Notre “ranchero” nous met en garde qu’il fera très froid cette nuit. Tant que le soleil brille, la chaleur se fait sentir mais la nuit, effectivement, il gêle. Nous ressortons les duvets de plumes, les gants et les bonnets pour la première fois depuis 5 mois. Le matin, lorsque nous sortons le nez de la tente, tout est blanc. On sauve de justesse une poule du coyote qui rôde. Dans la nature, on ne serait pas intervenu, mais pour notre hôte, on s’est dit que ce serait aimable de lui sauver sa poule. Le coyote, aux allures de grand loup, n’avait pas vraiment peur du petit chien ni de nous, mais il a fini par partir. Don Oscar ne tarde pas à venir ensuite, les bras chargés de petit bois pour nous faire un feu et nous réchauffer le temps que le soleil inonde la prairie.

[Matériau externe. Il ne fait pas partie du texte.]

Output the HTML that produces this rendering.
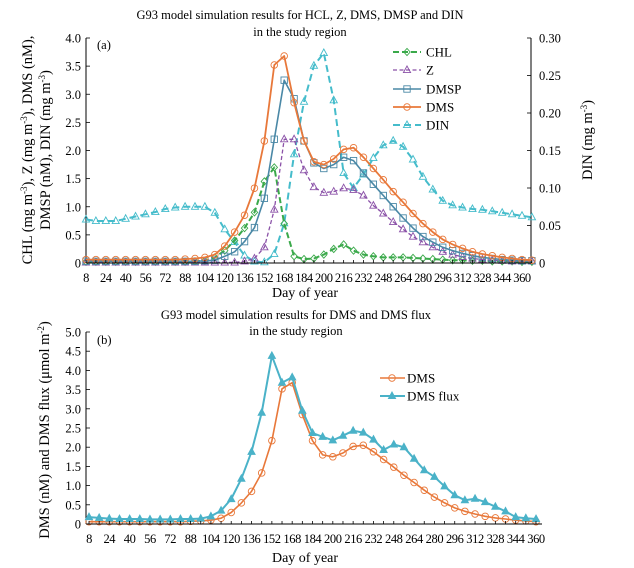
<!DOCTYPE html>
<html><head><meta charset="utf-8">
<style>
body{margin:0;background:#fff;}
svg{display:block;font-family:"Liberation Serif",serif;}
</style></head>
<body>
<svg id="chart" width="634" height="568" viewBox="0 0 634 568" xmlns="http://www.w3.org/2000/svg">
<g id="pa"></g>
<g id="pb"></g>
</svg>
<script>
const days=[8,16,24,32,40,48,56,64,72,80,88,96,104,112,120,128,136,144,152,160,168,176,184,192,200,208,216,224,232,240,248,256,264,272,280,288,296,304,312,320,328,336,344,352,360,368];
const xTickLabels=[8,24,40,56,72,88,104,120,136,152,168,184,200,216,232,248,264,280,296,312,328,344,360];
const yTicksA=[0,0.5,1.0,1.5,2.0,2.5,3.0,3.5,4.0];
const yTickLabelsA=["0","0.5","1.0","1.5","2.0","2.5","3.0","3.5","4.0"];
const yTicksR=[0,0.05,0.10,0.15,0.20,0.25,0.30];
const yTickLabelsR=["0","0.05","0.10","0.15","0.20","0.25","0.30"];
const yTicksB=[0,0.5,1,1.5,2,2.5,3,3.5,4,4.5,5];
const yTickLabelsB=["0","0.5","1.0","1.5","2.0","2.5","3.0","3.5","4.0","4.5","5.0"];
const chl=[0.02,0.02,0.02,0.02,0.02,0.02,0.02,0.02,0.02,0.02,0.02,0.03,0.04,0.1,0.22,0.4,0.62,0.9,1.45,1.7,0.7,0.12,0.07,0.08,0.15,0.25,0.33,0.22,0.15,0.12,0.1,0.1,0.1,0.09,0.08,0.07,0.06,0.05,0.05,0.04,0.04,0.03,0.03,0.03,0.02,0.02];
const zoo=[0.01,0.01,0.01,0.01,0.01,0.01,0.01,0.01,0.01,0.01,0.01,0.01,0.01,0.01,0.01,0.01,0.03,0.08,0.28,0.95,2.2,2.2,1.65,1.35,1.25,1.27,1.33,1.3,1.2,1.02,0.88,0.73,0.6,0.47,0.37,0.28,0.2,0.15,0.11,0.08,0.06,0.05,0.04,0.03,0.03,0.03];
const dmsp=[0.03,0.03,0.03,0.03,0.03,0.03,0.03,0.03,0.03,0.03,0.03,0.03,0.04,0.05,0.12,0.2,0.38,0.63,1.15,2.2,3.25,2.92,2.17,1.78,1.68,1.75,1.88,1.82,1.6,1.4,1.2,1.0,0.8,0.62,0.47,0.37,0.28,0.22,0.17,0.13,0.1,0.08,0.06,0.05,0.04,0.04];
const dms=[0.06,0.06,0.06,0.06,0.06,0.06,0.06,0.06,0.06,0.06,0.07,0.08,0.1,0.15,0.3,0.55,0.85,1.33,2.17,3.52,3.68,2.85,2.17,1.8,1.75,1.85,2.02,2.05,1.88,1.68,1.48,1.27,1.08,0.88,0.7,0.55,0.42,0.33,0.26,0.2,0.16,0.13,0.1,0.08,0.06,0.05];
const din=[0.058,0.056,0.056,0.056,0.059,0.062,0.065,0.068,0.072,0.074,0.075,0.075,0.075,0.067,0.045,0.028,0.01,0.002,0.001,0.012,0.053,0.145,0.215,0.263,0.28,0.217,0.12,0.1,0.118,0.14,0.157,0.163,0.155,0.138,0.115,0.098,0.083,0.077,0.074,0.072,0.071,0.069,0.067,0.065,0.063,0.061];
const dmsB=[0.06,0.06,0.06,0.06,0.06,0.06,0.06,0.06,0.06,0.06,0.07,0.08,0.1,0.15,0.3,0.55,0.85,1.33,2.17,3.52,3.68,2.85,2.17,1.8,1.75,1.85,2.02,2.05,1.88,1.68,1.48,1.27,1.08,0.88,0.7,0.55,0.42,0.33,0.26,0.2,0.16,0.13,0.1,0.08,0.06];
const flux=[0.18,0.16,0.14,0.13,0.13,0.13,0.12,0.12,0.12,0.13,0.13,0.14,0.2,0.35,0.65,1.18,1.88,2.9,4.38,3.68,3.82,2.95,2.37,2.27,2.18,2.3,2.43,2.38,2.2,1.93,2.07,2.0,1.7,1.4,1.23,0.98,0.75,0.62,0.66,0.57,0.45,0.33,0.18,0.15,0.13];

const NS="http://www.w3.org/2000/svg";
function mk(parent,tag,attrs,text){const e=document.createElementNS(NS,tag);for(const k in attrs)e.setAttribute(k,attrs[k]);if(text!==undefined)e.textContent=text;parent.appendChild(e);return e;}

const xA=d=>86+(d-8)*(522-86)/352;
const yA=v=>263-v*(263-38)/4;
const yR=v=>263-v*(263-38)/0.30;
const xB=d=>89+(d-8)*(536-89)/352;
const yB=v=>524-v*(524-332)/5;

function marker(g,type,x,y,color,fill){
  let e;
  if(type==="circle"){e=mk(g,"circle",{cx:x,cy:y,r:3.3,fill:fill||"none",stroke:color,"stroke-width":0.9});}
  else if(type==="square"){e=mk(g,"rect",{x:x-3.2,y:y-3.2,width:6.4,height:6.4,fill:fill||"none",stroke:color,"stroke-width":0.9});}
  else if(type==="diamond"){e=mk(g,"polygon",{points:`${x},${y-3.6} ${x+3.2},${y} ${x},${y+3.6} ${x-3.2},${y}`,fill:fill||"none",stroke:color,"stroke-width":0.9});}
  else {e=mk(g,"polygon",{points:`${x},${y-4} ${x+3.6},${y+2.6} ${x-3.6},${y+2.6}`,fill:fill||"none",stroke:color,"stroke-width":0.9});}
  
  
}
function series(parent,name,vals,xs,ys,color,dash,width,mtype,mfill){
  const g=mk(parent,"g",{});
  
  
  const pts=vals.map((v,i)=>xs(days[i]).toFixed(1)+","+ys(v).toFixed(1)).join(" ");
  const l=mk(g,"polyline",{points:pts,fill:"none",stroke:color,"stroke-width":width,"stroke-dasharray":dash||"none","stroke-linejoin":"round"});
  
  
  vals.forEach((v,i)=>marker(g,mtype,xs(days[i]),ys(v),color,mfill));
}
function xAxis(parent,xs,y0,x0,x1,labY,titleY,n){
  const g=mk(parent,"g",{});
  
  
  mk(g,"line",{x1:x0,y1:y0,x2:x1,y2:y0,stroke:"#000","stroke-width":1});
  days.slice(0,n).forEach(d=>mk(g,"line",{x1:xs(d),y1:y0,x2:xs(d),y2:y0-3,stroke:"#000","stroke-width":0.8}));
  xTickLabels.forEach(d=>{const t=mk(g,"text",{x:xs(d),y:labY,"font-size":12.5,"text-anchor":"middle","letter-spacing":"-0.4"},String(d));
    });
  const t=mk(g,"text",{x:305,y:titleY,"font-size":14,"text-anchor":"middle"},"Day of year");
  
}
function yAxis(parent,name,ys,ticks,labels,x,top,bot,right){
  const g=mk(parent,"g",{});
  
  
  mk(g,"line",{x1:x,y1:top,x2:x,y2:bot,stroke:"#000","stroke-width":1});
  ticks.forEach((v,i)=>{
    mk(g,"line",{x1:x,y1:ys(v),x2:right?x-4:x+4,y2:ys(v),stroke:"#000","stroke-width":0.8});
    const t=mk(g,"text",{x:right?x+8:x-5,y:ys(v)+4.5,"font-size":12.5,"text-anchor":right?"start":"end"},labels[i]);
    
  });
}
function txt(parent,name,attrs,content){const t=mk(parent,"text",attrs);t.innerHTML=content;
  return t;}

// ---------- Panel A ----------
const pa=document.getElementById("pa");
txt(pa,"title-a-line1",{x:300,y:19,"font-size":12.5,"text-anchor":"middle"},"G93 model simulation results for HCL, Z, DMS, DMSP and DIN");
txt(pa,"title-a-line2",{x:300,y:36,"font-size":12.5,"text-anchor":"middle"},"in the study region");
txt(pa,"panel-a-label",{x:97,y:49,"font-size":12.5},"(a)");
yAxis(pa,"y-axis-left",yA,yTicksA,yTickLabelsA,86,38,263,false);
yAxis(pa,"y-axis-right",yR,yTicksR,yTickLabelsR,531,38,263,true);
series(pa,"series-din",din,xA,yR,"#45bccb","7,4",2,"tri");
series(pa,"series-chl",chl,xA,yA,"#3aa94a","6,3",2,"diamond");
series(pa,"series-z",zoo,xA,yA,"#8b52a8","4,2.5",1.3,"tri");
series(pa,"series-dmsp",dmsp,xA,yA,"#4a88a6","none",1.6,"square");
series(pa,"series-dms",dms,xA,yA,"#e8783a","none",1.8,"circle");
xAxis(pa,xA,263,86,531,282,297,46);
txt(pa,"y-axis-left-title",{transform:"translate(32,150) rotate(-90)","font-size":14.5,"text-anchor":"middle"},"CHL (mg m<tspan baseline-shift='super' font-size='9'>-3</tspan>), Z (mg m<tspan baseline-shift='super' font-size='9'>-3</tspan>), DMS (nM),");
txt(pa,"y-axis-left-title-line2",{transform:"translate(50,150) rotate(-90)","font-size":14.5,"text-anchor":"middle"},"DMSP (nM), DIN (mg m<tspan baseline-shift='super' font-size='9'>-3</tspan>)");
txt(pa,"y-axis-right-title",{transform:"translate(592,140) rotate(-90)","font-size":14.5,"text-anchor":"middle"},"DIN (mg m<tspan baseline-shift='super' font-size='9'>-3</tspan>)");
const lgA=mk(pa,"g",{});


const legA=[["CHL","#3aa94a","6,3",2,"diamond",52],["Z","#8b52a8","4,2.5",1.3,"tri",70],["DMSP","#4a88a6","none",1.6,"square",89],["DMS","#e8783a","none",1.8,"circle",107],["DIN","#45bccb","7,4",2,"tri",125]];
legA.forEach(r=>{
  const e=mk(lgA,"g",{});
  
  
  mk(e,"line",{x1:393,y1:r[5],x2:421,y2:r[5],stroke:r[1],"stroke-width":r[3],"stroke-dasharray":r[2]});
  marker(e,r[4],407,r[5],r[1]);
  mk(e,"text",{x:426,y:r[5]+4.5,"font-size":13},r[0]);
});

// ---------- Panel B ----------
const pb=document.getElementById("pb");
txt(pb,"title-b-line1",{x:296,y:319,"font-size":12.5,"text-anchor":"middle"},"G93 model simulation results for DMS and DMS flux");
txt(pb,"title-b-line2",{x:296,y:335,"font-size":12.5,"text-anchor":"middle"},"in the study region");
txt(pb,"panel-b-label",{x:97,y:344,"font-size":12.5},"(b)");
yAxis(pb,"y-axis-b",yB,yTicksB,yTickLabelsB,86,332,524,false);
series(pb,"series-dms-b",dmsB,xB,yB,"#e8783a","none",1.6,"circle");
series(pb,"series-dms-flux",flux,xB,yB,"#4ab2c8","none",2,"tri","#4ab2c8");
xAxis(pb,xB,524,86,542,543,562,45);
txt(pb,"y-axis-b-title",{transform:"translate(49,430) rotate(-90)","font-size":14.5,"text-anchor":"middle"},"DMS (nM) and DMS flux (μmol m<tspan baseline-shift='super' font-size='9'>-2</tspan>)");
const lgB=mk(pb,"g",{});


[["DMS","#e8783a",1.6,"circle",378,null],["DMS flux","#4ab2c8",2,"tri",396,"#4ab2c8"]].forEach(r=>{
  const e=mk(lgB,"g",{});
  
  
  mk(e,"line",{x1:380,y1:r[4],x2:405,y2:r[4],stroke:r[1],"stroke-width":r[2]});
  marker(e,r[3],392,r[4],r[1],r[5]);
  mk(e,"text",{x:407,y:r[4]+4.5,"font-size":13},r[0]);
});
</script>
</body></html>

Chez Don Oscar nous sommes au point le plus haut, le reste de la route est donc plus facile et nous arrivons à Durango après une cinquantaine de kilomètres de pure descente, heureux de se poser quelques jours dans cette ville au “burrotes” aussi grands que des pizzas (sorte de”burrito” géant, une tortilla de farine de blé, roulée avec de la viande en sauce) et qui ont raison de nos appétits de cyclistes affamés.